I am no Castro apologist. I occasionally see myself as an almost socialist when it suits me, and every so often I am taken in by the romance of Che and Fidel leading their socialist paradises in America's back yard. I am a great admirer of the Cuban health care system and, indeed, their education system; we have a lot to learn from this regime. However, I know I disagree with the vast majority of his policies, his views on religion don't greatly appeal to me, I dislike the fact that there is no free press or free elections, and I find the way his friends live lavish lifestyles while most of his people live in poverty hard to justify (although a suffocating forty five year US trade embargo may have played a small part in those levels of poverty as well.)

I can't help thinking that the US - or should I say a tiny, but noisy lobby in the US, believe that Cuba is their rightful property - it is the state that got away. In fairness Cuba has never been US property, the British briefly controlled the Island (rather unsuccessfully) but the United States of America has never occupied their little neighbours. Its relationship with Cuba, while never comfortable, wasn't always so acrimonious.
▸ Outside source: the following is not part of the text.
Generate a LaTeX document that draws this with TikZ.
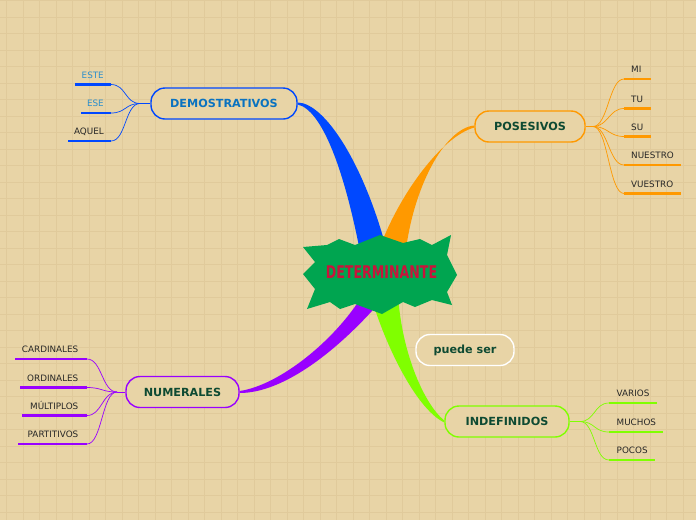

The top photo shows Fidel Castro on a state visit to the US visiting, and laying a wreath at, the memorial to Abe Lincoln, the great emanicipator, in 1959 before the US embargo. The second photo was taken only two years later and shows a line of Anti-Castro Cuban exiles marching in support of President Kennedy's hardline policy on Cuba. What a difference 700 odd days make. But times have changed and, despite the fact that those same exiles continue to rant against Castro (I'm not blaming them - but would you really expect someone who ran away from a country to promote it) the larger part of the US administration and population have little appetite for a fight.

So, no matter how loud the ex-pat Miami inhabitants shout it is surely unlikely that America will launch any kind of military bid for regime change. After hundreds of CIA assassination plots and attempts it looks like that is about to happen all by itself. And the powers that be in Washington still imagine that when Castro goes the people will demand what they really want - a US style democratic regime with close trade links with America. It may happen or they may be disappointed. Maybe by then all the Cubans who favour that course of action will have already defected to Florida. Still we all know hoe important Florida is in presidential elections - better keep them happy.